Exactly the lines from the one with "Convert this chart to D3.js code." through the one with "const baselineValue = 100;", inclusive, are to be repeated, and the pictures are not.

» **Material provided**
◆ ◆ ◆ ◆ ◆ ◆ ◆

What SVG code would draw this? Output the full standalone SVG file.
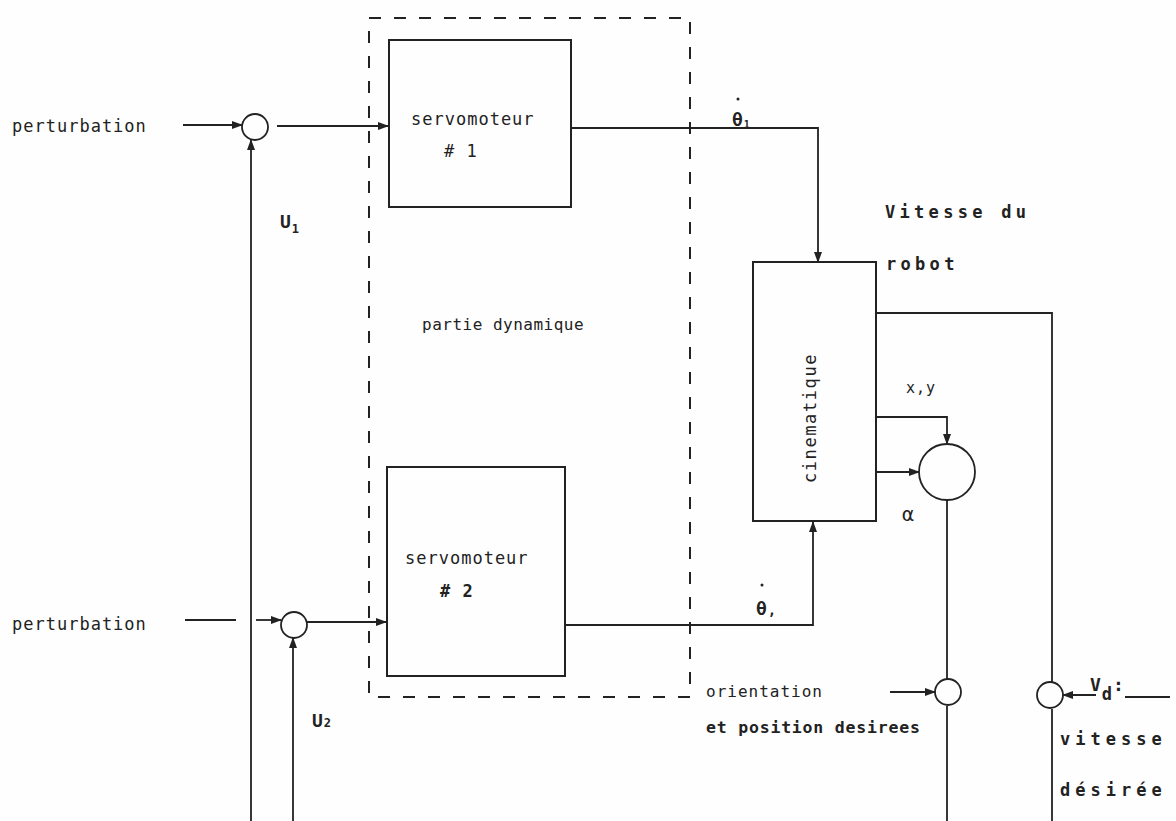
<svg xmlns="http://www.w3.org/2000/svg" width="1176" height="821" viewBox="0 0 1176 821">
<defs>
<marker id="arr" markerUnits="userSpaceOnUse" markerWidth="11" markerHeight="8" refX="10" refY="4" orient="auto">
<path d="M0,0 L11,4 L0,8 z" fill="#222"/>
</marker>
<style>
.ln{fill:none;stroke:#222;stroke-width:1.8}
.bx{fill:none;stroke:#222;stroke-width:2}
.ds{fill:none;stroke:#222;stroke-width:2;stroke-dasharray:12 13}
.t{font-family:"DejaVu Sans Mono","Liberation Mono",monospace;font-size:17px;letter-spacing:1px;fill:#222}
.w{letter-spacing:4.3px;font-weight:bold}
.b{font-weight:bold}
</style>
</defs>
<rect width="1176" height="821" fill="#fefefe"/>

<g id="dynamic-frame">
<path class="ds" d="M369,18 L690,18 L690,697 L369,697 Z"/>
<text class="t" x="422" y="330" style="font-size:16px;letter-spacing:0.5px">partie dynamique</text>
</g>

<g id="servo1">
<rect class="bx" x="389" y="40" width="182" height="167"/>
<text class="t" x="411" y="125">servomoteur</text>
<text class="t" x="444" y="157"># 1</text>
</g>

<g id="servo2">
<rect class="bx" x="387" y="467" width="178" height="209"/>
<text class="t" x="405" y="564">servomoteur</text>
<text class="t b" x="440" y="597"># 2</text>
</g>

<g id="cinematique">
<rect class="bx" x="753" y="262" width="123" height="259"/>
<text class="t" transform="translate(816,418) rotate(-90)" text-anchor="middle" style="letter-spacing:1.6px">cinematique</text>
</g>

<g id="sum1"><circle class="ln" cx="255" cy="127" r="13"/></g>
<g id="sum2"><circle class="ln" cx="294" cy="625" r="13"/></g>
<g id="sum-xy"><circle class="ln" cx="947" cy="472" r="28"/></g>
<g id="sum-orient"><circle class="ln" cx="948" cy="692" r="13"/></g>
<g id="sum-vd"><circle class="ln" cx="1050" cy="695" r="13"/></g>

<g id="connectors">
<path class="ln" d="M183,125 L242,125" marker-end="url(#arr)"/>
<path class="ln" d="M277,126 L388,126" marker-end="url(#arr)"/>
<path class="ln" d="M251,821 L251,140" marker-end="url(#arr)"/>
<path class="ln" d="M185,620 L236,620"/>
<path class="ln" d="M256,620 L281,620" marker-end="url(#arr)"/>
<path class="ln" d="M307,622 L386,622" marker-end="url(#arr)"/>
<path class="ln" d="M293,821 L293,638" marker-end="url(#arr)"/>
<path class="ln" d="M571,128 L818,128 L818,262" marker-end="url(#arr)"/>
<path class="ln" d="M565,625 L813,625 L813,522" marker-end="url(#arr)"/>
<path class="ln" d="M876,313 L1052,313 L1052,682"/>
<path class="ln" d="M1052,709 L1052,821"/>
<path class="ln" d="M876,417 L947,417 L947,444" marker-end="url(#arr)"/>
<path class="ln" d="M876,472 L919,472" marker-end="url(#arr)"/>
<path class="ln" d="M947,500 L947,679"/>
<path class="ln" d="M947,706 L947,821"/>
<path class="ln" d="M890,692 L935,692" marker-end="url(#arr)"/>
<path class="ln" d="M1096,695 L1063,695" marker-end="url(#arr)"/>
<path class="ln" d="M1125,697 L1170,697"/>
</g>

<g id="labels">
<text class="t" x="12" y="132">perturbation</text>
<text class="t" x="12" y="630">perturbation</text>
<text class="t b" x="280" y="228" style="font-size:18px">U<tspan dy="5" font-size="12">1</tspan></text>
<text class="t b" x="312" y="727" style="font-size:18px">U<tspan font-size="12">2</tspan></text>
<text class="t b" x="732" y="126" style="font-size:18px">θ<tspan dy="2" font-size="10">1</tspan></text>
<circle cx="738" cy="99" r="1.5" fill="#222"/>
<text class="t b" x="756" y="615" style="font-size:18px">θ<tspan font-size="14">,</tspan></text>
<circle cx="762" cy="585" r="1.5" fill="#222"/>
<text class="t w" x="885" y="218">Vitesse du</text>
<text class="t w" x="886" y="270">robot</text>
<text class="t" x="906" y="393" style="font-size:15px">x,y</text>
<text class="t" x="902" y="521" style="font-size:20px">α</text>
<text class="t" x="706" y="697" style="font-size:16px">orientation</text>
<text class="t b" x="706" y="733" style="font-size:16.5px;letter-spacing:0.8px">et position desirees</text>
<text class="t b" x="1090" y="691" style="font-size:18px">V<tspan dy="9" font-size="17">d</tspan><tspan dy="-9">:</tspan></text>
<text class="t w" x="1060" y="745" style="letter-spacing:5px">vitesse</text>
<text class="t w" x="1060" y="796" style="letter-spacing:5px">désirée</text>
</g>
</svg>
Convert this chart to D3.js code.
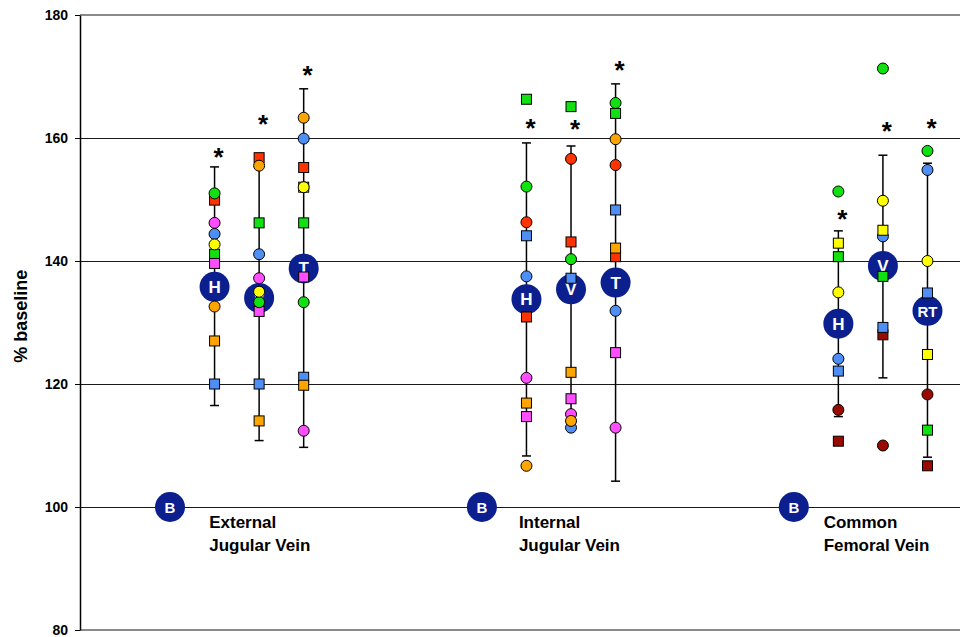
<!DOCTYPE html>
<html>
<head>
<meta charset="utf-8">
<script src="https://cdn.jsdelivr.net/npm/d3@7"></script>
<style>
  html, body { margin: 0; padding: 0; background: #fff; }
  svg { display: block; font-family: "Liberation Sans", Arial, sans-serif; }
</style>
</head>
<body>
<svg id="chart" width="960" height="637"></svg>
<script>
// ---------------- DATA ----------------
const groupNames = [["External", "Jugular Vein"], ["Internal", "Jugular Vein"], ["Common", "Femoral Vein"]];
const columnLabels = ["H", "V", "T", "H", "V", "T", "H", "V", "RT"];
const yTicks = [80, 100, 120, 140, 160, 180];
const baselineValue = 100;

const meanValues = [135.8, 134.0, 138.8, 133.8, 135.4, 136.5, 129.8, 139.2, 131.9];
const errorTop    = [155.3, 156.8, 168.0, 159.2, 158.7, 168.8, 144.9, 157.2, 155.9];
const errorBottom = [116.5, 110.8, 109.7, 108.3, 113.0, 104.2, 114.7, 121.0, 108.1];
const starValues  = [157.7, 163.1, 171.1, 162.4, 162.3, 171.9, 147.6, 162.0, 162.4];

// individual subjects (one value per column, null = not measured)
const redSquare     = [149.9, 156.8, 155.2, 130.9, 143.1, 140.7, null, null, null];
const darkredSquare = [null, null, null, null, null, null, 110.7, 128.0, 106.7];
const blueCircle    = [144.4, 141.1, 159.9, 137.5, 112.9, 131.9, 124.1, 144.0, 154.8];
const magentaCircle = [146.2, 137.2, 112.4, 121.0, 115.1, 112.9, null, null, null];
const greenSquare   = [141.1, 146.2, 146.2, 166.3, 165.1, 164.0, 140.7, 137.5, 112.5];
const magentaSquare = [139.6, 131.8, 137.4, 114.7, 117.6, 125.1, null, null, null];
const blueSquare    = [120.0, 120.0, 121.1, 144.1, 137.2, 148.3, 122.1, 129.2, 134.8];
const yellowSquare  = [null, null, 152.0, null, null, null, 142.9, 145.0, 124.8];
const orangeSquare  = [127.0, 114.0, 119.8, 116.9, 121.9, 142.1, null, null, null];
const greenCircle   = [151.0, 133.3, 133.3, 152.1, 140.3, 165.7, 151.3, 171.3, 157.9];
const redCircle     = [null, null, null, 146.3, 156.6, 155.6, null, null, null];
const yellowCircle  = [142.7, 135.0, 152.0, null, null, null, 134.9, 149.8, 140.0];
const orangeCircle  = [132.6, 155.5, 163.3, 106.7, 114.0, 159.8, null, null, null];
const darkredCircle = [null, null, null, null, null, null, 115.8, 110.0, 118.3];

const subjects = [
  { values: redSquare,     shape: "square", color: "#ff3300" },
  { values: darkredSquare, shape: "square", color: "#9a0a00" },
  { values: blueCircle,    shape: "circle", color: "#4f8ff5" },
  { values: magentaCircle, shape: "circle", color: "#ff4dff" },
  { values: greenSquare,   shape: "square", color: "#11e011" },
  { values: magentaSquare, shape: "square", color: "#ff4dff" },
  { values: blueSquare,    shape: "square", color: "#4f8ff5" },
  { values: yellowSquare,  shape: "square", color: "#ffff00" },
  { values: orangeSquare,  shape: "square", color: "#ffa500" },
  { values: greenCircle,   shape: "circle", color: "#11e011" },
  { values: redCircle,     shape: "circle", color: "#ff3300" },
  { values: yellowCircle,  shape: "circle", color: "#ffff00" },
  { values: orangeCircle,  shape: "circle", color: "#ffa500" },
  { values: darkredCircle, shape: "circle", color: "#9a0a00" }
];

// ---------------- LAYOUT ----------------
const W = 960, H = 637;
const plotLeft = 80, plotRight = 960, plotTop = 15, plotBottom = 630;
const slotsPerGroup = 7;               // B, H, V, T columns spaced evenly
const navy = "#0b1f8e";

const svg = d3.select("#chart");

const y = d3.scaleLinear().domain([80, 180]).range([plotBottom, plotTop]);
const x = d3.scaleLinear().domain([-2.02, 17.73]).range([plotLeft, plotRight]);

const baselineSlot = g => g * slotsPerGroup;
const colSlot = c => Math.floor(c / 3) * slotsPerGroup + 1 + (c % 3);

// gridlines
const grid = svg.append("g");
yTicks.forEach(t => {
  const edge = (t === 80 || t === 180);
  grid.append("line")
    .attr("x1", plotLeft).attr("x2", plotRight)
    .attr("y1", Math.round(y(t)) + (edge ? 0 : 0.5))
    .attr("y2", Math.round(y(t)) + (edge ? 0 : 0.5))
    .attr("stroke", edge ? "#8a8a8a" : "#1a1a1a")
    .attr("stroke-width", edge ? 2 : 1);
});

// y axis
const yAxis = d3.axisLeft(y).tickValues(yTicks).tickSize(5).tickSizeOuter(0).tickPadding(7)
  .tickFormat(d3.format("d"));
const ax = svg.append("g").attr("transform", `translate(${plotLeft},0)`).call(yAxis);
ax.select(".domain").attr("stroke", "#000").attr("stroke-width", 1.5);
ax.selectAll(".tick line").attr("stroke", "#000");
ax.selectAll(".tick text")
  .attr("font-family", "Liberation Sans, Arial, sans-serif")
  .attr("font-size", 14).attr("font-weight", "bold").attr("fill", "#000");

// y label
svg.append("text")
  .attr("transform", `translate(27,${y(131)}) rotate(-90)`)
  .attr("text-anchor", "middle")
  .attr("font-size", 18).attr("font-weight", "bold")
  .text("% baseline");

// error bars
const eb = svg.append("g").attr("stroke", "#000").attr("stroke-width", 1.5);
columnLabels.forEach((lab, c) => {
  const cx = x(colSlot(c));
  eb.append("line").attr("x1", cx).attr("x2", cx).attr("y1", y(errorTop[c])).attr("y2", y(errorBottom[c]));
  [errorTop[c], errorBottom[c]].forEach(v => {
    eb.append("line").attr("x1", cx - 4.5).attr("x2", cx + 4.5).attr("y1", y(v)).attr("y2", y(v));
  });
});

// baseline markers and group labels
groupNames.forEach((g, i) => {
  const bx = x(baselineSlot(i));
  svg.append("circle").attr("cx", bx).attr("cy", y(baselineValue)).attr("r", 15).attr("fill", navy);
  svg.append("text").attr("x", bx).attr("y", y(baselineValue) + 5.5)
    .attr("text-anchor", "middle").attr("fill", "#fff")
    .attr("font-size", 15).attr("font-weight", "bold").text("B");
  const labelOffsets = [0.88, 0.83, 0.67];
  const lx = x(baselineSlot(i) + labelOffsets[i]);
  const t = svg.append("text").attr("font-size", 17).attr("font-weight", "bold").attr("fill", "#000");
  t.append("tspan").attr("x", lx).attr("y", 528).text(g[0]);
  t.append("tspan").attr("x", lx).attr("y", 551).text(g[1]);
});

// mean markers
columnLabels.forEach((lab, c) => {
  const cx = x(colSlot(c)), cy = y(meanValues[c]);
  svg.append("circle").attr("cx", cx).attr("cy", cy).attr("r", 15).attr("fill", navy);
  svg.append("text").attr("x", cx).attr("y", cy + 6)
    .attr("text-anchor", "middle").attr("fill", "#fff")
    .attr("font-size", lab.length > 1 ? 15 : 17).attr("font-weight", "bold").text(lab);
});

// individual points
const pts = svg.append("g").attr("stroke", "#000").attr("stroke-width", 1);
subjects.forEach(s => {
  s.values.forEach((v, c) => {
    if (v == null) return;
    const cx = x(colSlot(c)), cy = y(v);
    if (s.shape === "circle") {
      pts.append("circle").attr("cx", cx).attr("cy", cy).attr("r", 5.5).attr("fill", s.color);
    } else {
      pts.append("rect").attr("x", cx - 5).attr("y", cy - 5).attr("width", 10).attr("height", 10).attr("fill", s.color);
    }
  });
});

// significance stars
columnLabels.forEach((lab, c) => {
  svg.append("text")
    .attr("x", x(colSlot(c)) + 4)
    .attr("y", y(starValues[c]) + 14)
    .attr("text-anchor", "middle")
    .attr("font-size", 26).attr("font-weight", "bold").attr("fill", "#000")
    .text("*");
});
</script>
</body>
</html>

◆ ◆ ◆ ◆ ◆ ◆ ◆

» **The output**
Convert this chart to D3.js code.
<!DOCTYPE html>
<html>
<head>
<meta charset="utf-8">
<script src="https://cdn.jsdelivr.net/npm/d3@7"></script>
<style>
  html, body { margin: 0; padding: 0; background: #fff; }
  svg { display: block; font-family: "Liberation Sans", Arial, sans-serif; }
</style>
</head>
<body>
<svg id="chart" width="960" height="637"></svg>
<script>
// ---------------- DATA ----------------
const groupNames = [["External", "Jugular Vein"], ["Internal", "Jugular Vein"], ["Common", "Femoral Vein"]];
const columnLabels = ["H", "V", "T", "H", "V", "T", "H", "V", "RT"];
const yTicks = [80, 100, 120, 140, 160, 180];
const baselineValue = 100;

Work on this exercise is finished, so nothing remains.